»»
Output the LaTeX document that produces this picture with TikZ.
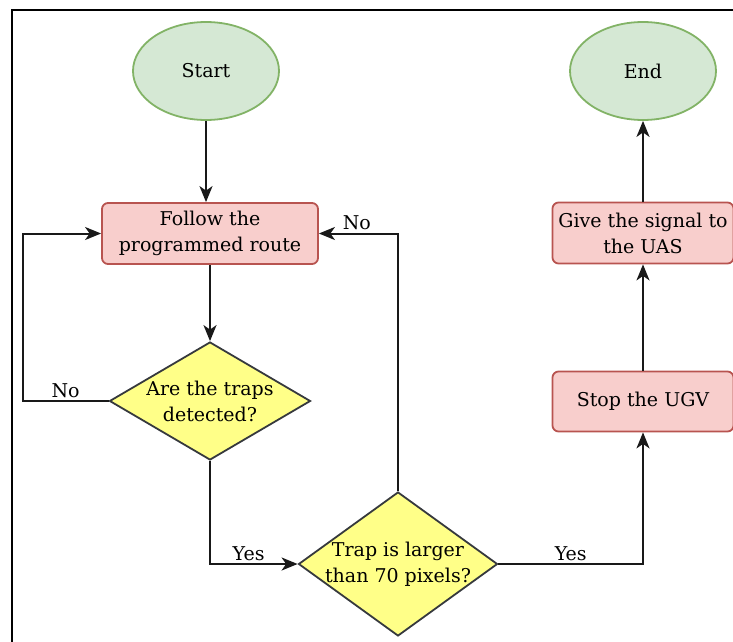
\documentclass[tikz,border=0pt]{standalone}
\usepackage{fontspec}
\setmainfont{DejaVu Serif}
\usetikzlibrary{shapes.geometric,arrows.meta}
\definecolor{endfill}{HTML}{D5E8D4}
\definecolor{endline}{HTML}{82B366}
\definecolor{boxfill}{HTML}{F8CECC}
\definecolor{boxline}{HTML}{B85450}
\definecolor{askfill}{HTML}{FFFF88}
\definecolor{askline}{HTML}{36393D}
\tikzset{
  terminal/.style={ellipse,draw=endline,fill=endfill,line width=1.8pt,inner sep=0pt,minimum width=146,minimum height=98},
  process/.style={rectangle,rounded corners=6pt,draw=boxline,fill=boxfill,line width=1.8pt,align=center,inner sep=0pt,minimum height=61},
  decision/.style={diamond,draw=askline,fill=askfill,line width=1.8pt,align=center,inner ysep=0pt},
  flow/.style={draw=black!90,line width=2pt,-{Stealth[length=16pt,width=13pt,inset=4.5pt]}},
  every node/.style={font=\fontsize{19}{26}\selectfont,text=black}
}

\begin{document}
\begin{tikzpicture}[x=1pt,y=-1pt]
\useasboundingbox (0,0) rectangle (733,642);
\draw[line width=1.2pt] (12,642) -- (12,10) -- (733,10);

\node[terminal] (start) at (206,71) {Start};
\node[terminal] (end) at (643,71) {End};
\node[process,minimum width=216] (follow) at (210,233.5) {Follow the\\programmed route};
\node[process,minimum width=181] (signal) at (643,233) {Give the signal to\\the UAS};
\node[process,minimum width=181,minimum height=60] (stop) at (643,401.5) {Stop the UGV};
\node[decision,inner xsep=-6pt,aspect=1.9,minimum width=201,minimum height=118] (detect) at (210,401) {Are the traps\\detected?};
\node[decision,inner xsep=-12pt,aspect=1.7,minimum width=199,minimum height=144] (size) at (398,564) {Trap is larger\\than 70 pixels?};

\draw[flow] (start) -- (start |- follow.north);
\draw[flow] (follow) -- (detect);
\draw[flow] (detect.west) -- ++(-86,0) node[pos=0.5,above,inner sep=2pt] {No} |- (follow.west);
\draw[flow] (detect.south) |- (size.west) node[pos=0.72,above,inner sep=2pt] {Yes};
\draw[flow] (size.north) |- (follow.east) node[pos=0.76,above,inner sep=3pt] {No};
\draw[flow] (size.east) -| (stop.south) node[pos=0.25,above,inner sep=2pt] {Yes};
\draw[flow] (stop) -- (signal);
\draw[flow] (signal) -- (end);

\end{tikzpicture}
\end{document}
««
»»
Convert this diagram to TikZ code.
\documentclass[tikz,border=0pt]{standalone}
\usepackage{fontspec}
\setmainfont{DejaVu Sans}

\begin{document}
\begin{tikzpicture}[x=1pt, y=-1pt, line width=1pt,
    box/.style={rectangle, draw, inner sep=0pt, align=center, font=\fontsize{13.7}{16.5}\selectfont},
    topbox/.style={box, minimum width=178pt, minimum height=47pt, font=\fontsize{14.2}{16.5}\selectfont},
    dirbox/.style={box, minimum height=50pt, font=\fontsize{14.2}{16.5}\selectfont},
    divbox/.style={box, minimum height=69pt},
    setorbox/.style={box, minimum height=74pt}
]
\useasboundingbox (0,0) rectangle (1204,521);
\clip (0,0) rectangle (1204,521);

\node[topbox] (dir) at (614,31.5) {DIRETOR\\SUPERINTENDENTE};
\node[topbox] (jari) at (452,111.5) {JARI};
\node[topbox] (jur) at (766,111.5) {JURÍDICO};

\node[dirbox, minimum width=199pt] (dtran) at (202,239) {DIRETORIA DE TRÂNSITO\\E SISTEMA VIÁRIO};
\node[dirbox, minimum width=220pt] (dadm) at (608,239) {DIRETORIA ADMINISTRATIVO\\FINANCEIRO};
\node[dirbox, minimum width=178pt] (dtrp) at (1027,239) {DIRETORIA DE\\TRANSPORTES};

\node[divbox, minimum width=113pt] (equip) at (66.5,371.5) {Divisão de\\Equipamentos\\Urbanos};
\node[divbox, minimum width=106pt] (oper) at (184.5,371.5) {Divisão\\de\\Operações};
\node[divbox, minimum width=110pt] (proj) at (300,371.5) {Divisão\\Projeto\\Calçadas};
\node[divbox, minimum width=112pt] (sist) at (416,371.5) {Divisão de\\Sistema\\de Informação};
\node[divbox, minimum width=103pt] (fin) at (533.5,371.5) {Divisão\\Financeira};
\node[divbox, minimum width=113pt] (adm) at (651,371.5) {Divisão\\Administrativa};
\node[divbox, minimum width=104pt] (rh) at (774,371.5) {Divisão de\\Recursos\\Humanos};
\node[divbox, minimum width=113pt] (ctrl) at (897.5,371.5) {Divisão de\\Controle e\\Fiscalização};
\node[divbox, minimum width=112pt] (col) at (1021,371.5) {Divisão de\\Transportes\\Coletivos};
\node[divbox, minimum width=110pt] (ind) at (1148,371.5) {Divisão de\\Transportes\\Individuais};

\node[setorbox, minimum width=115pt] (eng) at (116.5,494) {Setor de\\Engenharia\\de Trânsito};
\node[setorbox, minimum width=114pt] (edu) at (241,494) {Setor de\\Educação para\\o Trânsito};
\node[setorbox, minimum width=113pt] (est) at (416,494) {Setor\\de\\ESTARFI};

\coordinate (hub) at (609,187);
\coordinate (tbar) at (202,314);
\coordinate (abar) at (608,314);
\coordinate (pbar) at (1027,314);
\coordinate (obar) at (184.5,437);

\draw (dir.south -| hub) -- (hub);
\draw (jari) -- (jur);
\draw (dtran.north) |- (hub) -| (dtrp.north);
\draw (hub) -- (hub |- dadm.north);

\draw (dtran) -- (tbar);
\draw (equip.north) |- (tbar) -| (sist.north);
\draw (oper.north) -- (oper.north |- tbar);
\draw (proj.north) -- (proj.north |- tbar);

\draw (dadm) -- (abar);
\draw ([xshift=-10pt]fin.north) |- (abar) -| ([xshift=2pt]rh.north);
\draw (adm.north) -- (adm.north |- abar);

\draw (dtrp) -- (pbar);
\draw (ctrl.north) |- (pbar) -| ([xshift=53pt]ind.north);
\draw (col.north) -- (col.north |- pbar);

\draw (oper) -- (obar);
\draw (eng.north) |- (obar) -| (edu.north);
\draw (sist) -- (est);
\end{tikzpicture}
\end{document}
««
- [DO THIS]: From the records above, copy only the lines running from the line holding "Output the LaTeX" through the line holding "(12,10) -- (733,10);", with no pictures.

- [THE RESPONSE]:
Output the LaTeX document that produces this picture with TikZ.
\documentclass[tikz,border=0pt]{standalone}
\usepackage{fontspec}
\setmainfont{DejaVu Serif}
\usetikzlibrary{shapes.geometric,arrows.meta}
\definecolor{endfill}{HTML}{D5E8D4}
\definecolor{endline}{HTML}{82B366}
\definecolor{boxfill}{HTML}{F8CECC}
\definecolor{boxline}{HTML}{B85450}
\definecolor{askfill}{HTML}{FFFF88}
\definecolor{askline}{HTML}{36393D}
\tikzset{
  terminal/.style={ellipse,draw=endline,fill=endfill,line width=1.8pt,inner sep=0pt,minimum width=146,minimum height=98},
  process/.style={rectangle,rounded corners=6pt,draw=boxline,fill=boxfill,line width=1.8pt,align=center,inner sep=0pt,minimum height=61},
  decision/.style={diamond,draw=askline,fill=askfill,line width=1.8pt,align=center,inner ysep=0pt},
  flow/.style={draw=black!90,line width=2pt,-{Stealth[length=16pt,width=13pt,inset=4.5pt]}},
  every node/.style={font=\fontsize{19}{26}\selectfont,text=black}
}

\begin{document}
\begin{tikzpicture}[x=1pt,y=-1pt]
\useasboundingbox (0,0) rectangle (733,642);
\draw[line width=1.2pt] (12,642) -- (12,10) -- (733,10);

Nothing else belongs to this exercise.